* start *
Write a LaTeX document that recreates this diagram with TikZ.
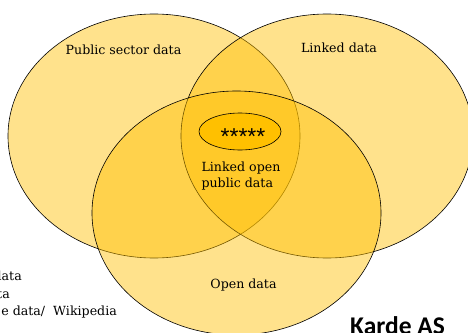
\documentclass[tikz,border=0pt]{standalone}
\usetikzlibrary{shapes.geometric}
\usepackage{fontspec}
\setmainfont{DejaVu Serif}
\newfontfamily\karde{Carlito}
\newfontfamily\starfont{Liberation Sans}
\definecolor{venn}{RGB}{255,192,0}
\begin{document}
\begin{tikzpicture}[x=1pt,y=-1pt,
  vennset/.style={fill=venn,fill opacity=0.45,draw=black,line width=0.6pt},
  lbl/.style={font=\fontsize{12.6}{16.5}\selectfont,text=black,inner sep=0pt}]
\useasboundingbox (0,0) rectangle (468,332);
\fill[white] (0,0) rectangle (468,332);
\path[vennset] (154,136) ellipse [x radius=146, y radius=122];
\path[vennset] (327,136) ellipse [x radius=146, y radius=122];
\path[vennset] (236.5,213) ellipse [x radius=144.5, y radius=122];
% small ellipse
\node[ellipse,draw=black,line width=0.6pt,fill=venn,minimum width=82pt,minimum height=37pt,inner sep=0pt] (stars) at (240,131.5) {};
\node[font=\starfont\fontsize{23}{23}\selectfont,inner sep=0pt] (st) at (243,137) {*****};
\node[lbl] (psd) at (123.5,50) {Public sector data};
\node[lbl] (ld) at (339,48) {Linked data};
\node[lbl,align=left] (lopd) at (241,176) {Linked open\\public data};
\node[lbl] (od) at (243.5,285) {Open data};
\node[lbl,anchor=east] (t1) at (22,276) {data};
\node[lbl,anchor=east] (t2) at (10,294) {ta};
\node[lbl,anchor=east] (t3) at (117,312) {e data/\ \ Wikipedia};
\node[font=\karde\bfseries\fontsize{25.5}{25.5}\selectfont,anchor=north west,inner sep=0pt] (karde) at (350,316) {Karde AS};
\end{tikzpicture}
\end{document}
* end *
[WHAT IS EXPECTED]: In your copy of the listing above, reproduce each line exactly and omit all pictures.

[THE RESULT]:
Write a LaTeX document that recreates this diagram with TikZ.
\documentclass[tikz,border=0pt]{standalone}
\usetikzlibrary{shapes.geometric}
\usepackage{fontspec}
\setmainfont{DejaVu Serif}
\newfontfamily\karde{Carlito}
\newfontfamily\starfont{Liberation Sans}
\definecolor{venn}{RGB}{255,192,0}
\begin{document}
\begin{tikzpicture}[x=1pt,y=-1pt,
  vennset/.style={fill=venn,fill opacity=0.45,draw=black,line width=0.6pt},
  lbl/.style={font=\fontsize{12.6}{16.5}\selectfont,text=black,inner sep=0pt}]
\useasboundingbox (0,0) rectangle (468,332);
\fill[white] (0,0) rectangle (468,332);
\path[vennset] (154,136) ellipse [x radius=146, y radius=122];
\path[vennset] (327,136) ellipse [x radius=146, y radius=122];
\path[vennset] (236.5,213) ellipse [x radius=144.5, y radius=122];
% small ellipse
\node[ellipse,draw=black,line width=0.6pt,fill=venn,minimum width=82pt,minimum height=37pt,inner sep=0pt] (stars) at (240,131.5) {};
\node[font=\starfont\fontsize{23}{23}\selectfont,inner sep=0pt] (st) at (243,137) {*****};
\node[lbl] (psd) at (123.5,50) {Public sector data};
\node[lbl] (ld) at (339,48) {Linked data};
\node[lbl,align=left] (lopd) at (241,176) {Linked open\\public data};
\node[lbl] (od) at (243.5,285) {Open data};
\node[lbl,anchor=east] (t1) at (22,276) {data};
\node[lbl,anchor=east] (t2) at (10,294) {ta};
\node[lbl,anchor=east] (t3) at (117,312) {e data/\ \ Wikipedia};
\node[font=\karde\bfseries\fontsize{25.5}{25.5}\selectfont,anchor=north west,inner sep=0pt] (karde) at (350,316) {Karde AS};
\end{tikzpicture}
\end{document}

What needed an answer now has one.